In this option, you can add specific exclusion or include specific text / patterns to fine tune the detection of the primary element.
Below are the options we get when selecting additional checks.
- Exclude specific matches: you can exclude the specific dummy credit card number like ‘5370-4638-8881-3020’ so they are not matched as a valid credit card number.
- Starts or doesn’t start with characters: If the organization wants to only detect the credit cards starting with digits 4929 then select the option starts with character. If the organization does not want the credit card starting with the digit 4929 to be detected in the document then select doesn’t start with characters.
- Ends or doesn’t end with characters: If the organization wants only to detect the credit cards the ends with digit 8111, then select the option ends with characters. If the organization does not want the credit card that ends with digit 8111 to be matched then select the option doesn’t ends with characters.
- Exclude duplicate characters: Selecting this option will exclude any number that has duplicates. Example the dummy credit card number 4916-4444-9269-8783 has the duplicate 4444. The dummy credit card number will not be a match, while on the other hand the dummy credit card number 4532-1753-6071-1112 also contains duplicate 111, but it will be considered as match.
- Include or exclude prefixes: If the organization wants only the credit card numbers written after the a specific keyword (example: master card) to be considered as a match then use the option Include prefixes. example: the dummy credit card data (master card 5299-1561-5689-1938) will not be considered as a match. If the organization does not wants the credit card numbers written after the a specific keyword (example: discovercard) to be considered as a match, then use the option exclude prefixes. example: the dummy credit card data (discovercard 5299-1561-5689-1938) will not be considered as a match.

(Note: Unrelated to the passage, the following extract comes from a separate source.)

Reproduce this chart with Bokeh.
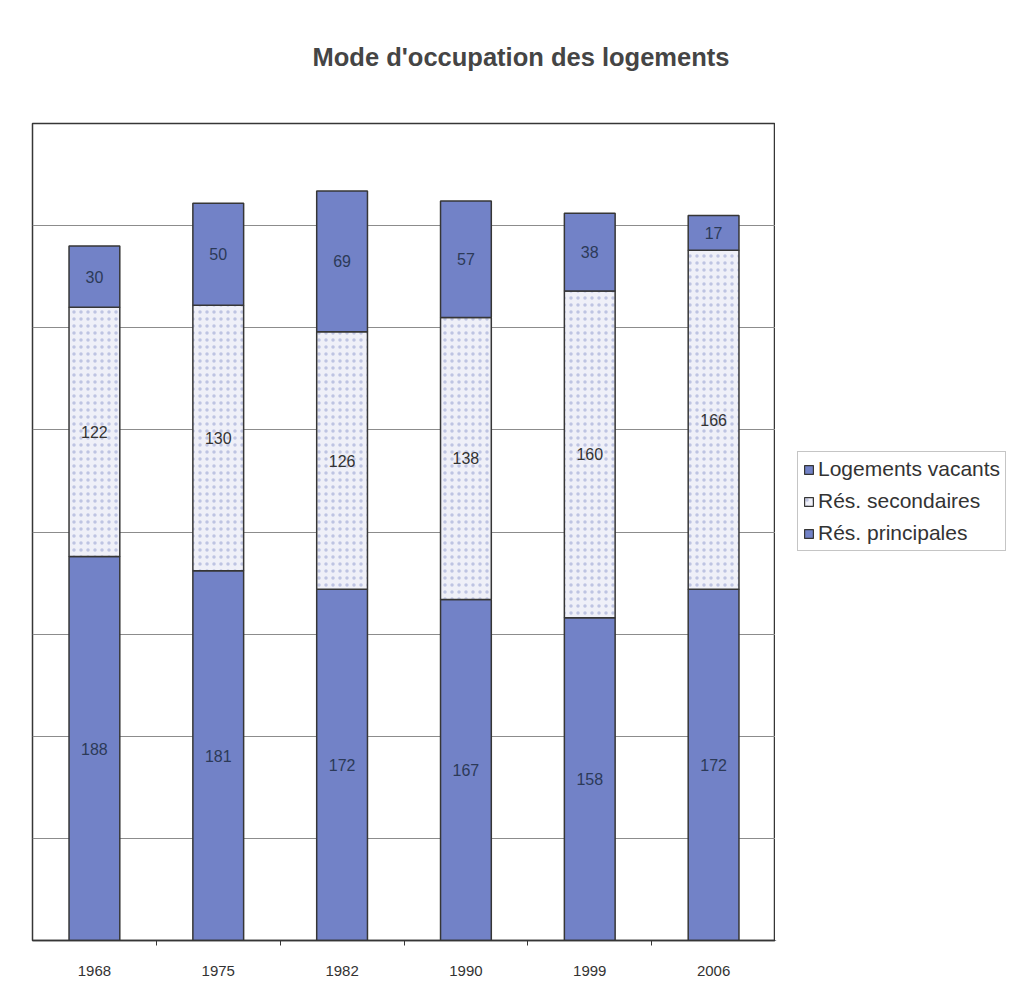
import numpy as np
from bokeh.plotting import figure
from bokeh.layouts import row
from bokeh.core.properties import value
from bokeh.models import (ColumnDataSource, Range1d, FixedTicker, SingleIntervalTicker,
                          LabelSet, Legend, LegendItem)
from bokeh.embed import file_html
from bokeh.resources import INLINE

# Housing occupancy by census year
years = ["1968", "1975", "1982", "1990", "1999", "2006"]
principales = [188, 181, 172, 167, 158, 172]
secondaires = [122, 130, 126, 138, 160, 166]
vacants = [30, 50, 69, 57, 38, 17]

BLUE = "#7282c7"
EDGE = "#363636"
FONT = "Liberation Sans"
SEC_STYLE = dict(fill_color="#eff0f8", hatch_pattern=".", hatch_color="#a9b0d8",
                 hatch_scale=7, hatch_alpha=0.7)

n = len(years)
xpos = np.arange(n) + 0.5

p = np.array(principales, dtype=float)
s = np.array(secondaires, dtype=float)
v = np.array(vacants, dtype=float)

src = ColumnDataSource(dict(
    x=xpos,
    p0=np.zeros(n), p1=p,
    s0=p, s1=p + s,
    v0=p + s, v1=p + s + v,
    pm=p / 2, sm=p + s / 2, vm=p + s + v / 2,
    pl=[str(a) for a in principales],
    sl=[str(a) for a in secondaires],
    vl=[str(a) for a in vacants],
))

fig = figure(width=775, height=987, output_backend="svg", toolbar_location=None,
             x_range=Range1d(0, n), y_range=Range1d(0, 400),
             min_border_left=32, min_border_right=0,
             min_border_top=123, min_border_bottom=47)
fig.background_fill_color = "white"
fig.border_fill_color = "white"
fig.outline_line_color = EDGE
fig.outline_line_width = 1.5

# title above the plot area
fig.title.text = "Mode d'occupation des logements"
fig.title.align = "left"
fig.title.offset = 280
fig.title.text_font = FONT
fig.title.text_font_size = "25.5px"
fig.title.text_font_style = "bold"
fig.title.text_color = "#454545"
fig.title.vertical_align = "top"
fig.title.padding = dict(left=0, right=0, top=0, bottom=18)
fig.title.standoff = 66

bw = 0.41
r_p = fig.vbar(x="x", bottom="p0", top="p1", width=bw, source=src,
               fill_color=BLUE, line_color=EDGE, line_width=1.5)
r_s = fig.vbar(x="x", bottom="s0", top="s1", width=bw, source=src,
               line_color=EDGE, line_width=1.5, **SEC_STYLE)
r_v = fig.vbar(x="x", bottom="v0", top="v1", width=bw, source=src,
               fill_color=BLUE, line_color=EDGE, line_width=1.5)

# segment value labels
for col, ycol, color in [("pl", "pm", "#2c3a58"), ("sl", "sm", "#333333"), ("vl", "vm", "#2c3a58")]:
    fig.add_layout(LabelSet(x="x", y=ycol, text=col, source=src,
                            text_align="center", text_baseline="middle",
                            text_font=value(FONT), text_font_size=value("16px"),
                            text_color=value(color)))

# axes and grid
fig.yaxis.visible = False
fig.ygrid.ticker = SingleIntervalTicker(interval=50)
fig.ygrid.grid_line_color = "#8c8c8c"
fig.ygrid.grid_line_width = 1
fig.xgrid.visible = False

xa = fig.xaxis[0]
xa.ticker = FixedTicker(ticks=list(xpos), minor_ticks=list(np.arange(1, n)))
xa.major_label_overrides = {float(x): y for x, y in zip(xpos, years)}
xa.major_tick_out = 0
xa.major_tick_in = 0
xa.minor_tick_out = 5
xa.minor_tick_in = 0
xa.minor_tick_line_color = EDGE
xa.axis_line_color = EDGE
xa.axis_line_width = 1.5
xa.major_label_standoff = 20
xa.major_label_text_font = FONT
xa.major_label_text_font_size = "15px"
xa.major_label_text_color = "#333333"

# legend panel to the right of the chart; its key swatches come from
# one-row sources placed outside the visible range
side = figure(width=242, height=987, output_backend="svg", toolbar_location=None,
              x_range=Range1d(0, 1), y_range=Range1d(0, 1),
              x_axis_type=None, y_axis_type=None,
              min_border_left=0, min_border_right=0, min_border_top=0, min_border_bottom=0)
side.outline_line_color = None
side.background_fill_color = "white"
side.border_fill_color = "white"
side.xgrid.visible = False
side.ygrid.visible = False
key_src = ColumnDataSource(dict(x=[-5.0], b=[-5.0], t=[-4.0]))
k_v = side.vbar(x="x", bottom="b", top="t", width=0.1, source=key_src,
                fill_color=BLUE, line_color=EDGE, line_width=1.2)
k_s = side.vbar(x="x", bottom="b", top="t", width=0.1, source=key_src,
                line_color=EDGE, line_width=1.2, **SEC_STYLE)
k_p = side.vbar(x="x", bottom="b", top="t", width=0.1, source=key_src,
                fill_color=BLUE, line_color=EDGE, line_width=1.2)

legend = Legend(items=[
    LegendItem(label="Logements vacants", renderers=[k_v]),
    LegendItem(label="Rés. secondaires", renderers=[k_s]),
    LegendItem(label="Rés. principales", renderers=[k_p]),
], location=(22, 389))
legend.label_text_font = FONT
legend.label_text_font_size = "21px"
legend.label_text_color = "#333333"
legend.glyph_width = 11
legend.glyph_height = 11
legend.label_standoff = 4
legend.label_height = 24
legend.spacing = 8
legend.padding = 5
legend.margin = 0
legend.border_line_color = "#8c8c8c"
legend.border_line_width = 1
legend.background_fill_color = "white"
side.add_layout(legend, "center")

layout = row(fig, side)
html = file_html(layout, INLINE)
open("out.html", "w").write(html)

- Include or exclude suffixes: If the organization only wants the credit card numbers written before a specific keyword (example: BrandSmart) to be considered as a match then use the option Include suffixes. example: the dummy credit card data (5293-8502-0071-3058 BrandSmart) will be considered as a match. If the organization does not want wants the credit card numbers written before a specific keyword (example: cardnumber) to be considered as a match, then use the option exclude suffixes. example: the dummy credit card data (5293-8502-0071-3058 cardnumber) will not be considered as a match.
Confidence Level.
Confidence levels (low, medium, high) indicate the amount of supporting elements found with the combination of sensitive data. The confidence increases when supporting elements are detected along with the primary element.
low confidence triggers for an unformatted number. example any 16 digit number may be considered as a valid credit card number.
medium confidence needs the digits separated by dashes. example the dummy credit card number 4916-4444-9269-8783 can be considered as a valid credit card number.
high confidence only triggers if there are additional keywords present in the content. example the keyword credit card number 4916-4444-9269-8783.
Test the Custom SIT.
After creating a custom SIT or editing the copied built in SIT, you will get the option to Test the SIT, create a sample txt file with dummy sensitive data, upload the file to confirm if the newly created custom SIT matches the test data in the txt file.
I have copied the credit card SIT and I am using the website https://dlptest.com/sample-data/ to get the dummy sensitive data for testing.
Below are the settings of the custom test credit card SIT.
Below is the test data I am using to test the custom SIT.
After uploading the txt file with the above dummy content for testing the custom SIT, you will on get the matches for the credit card from the line number 7 to line number 11, as the data in the line 1 to 6 is already excluded in the additional checks for the custom SIT.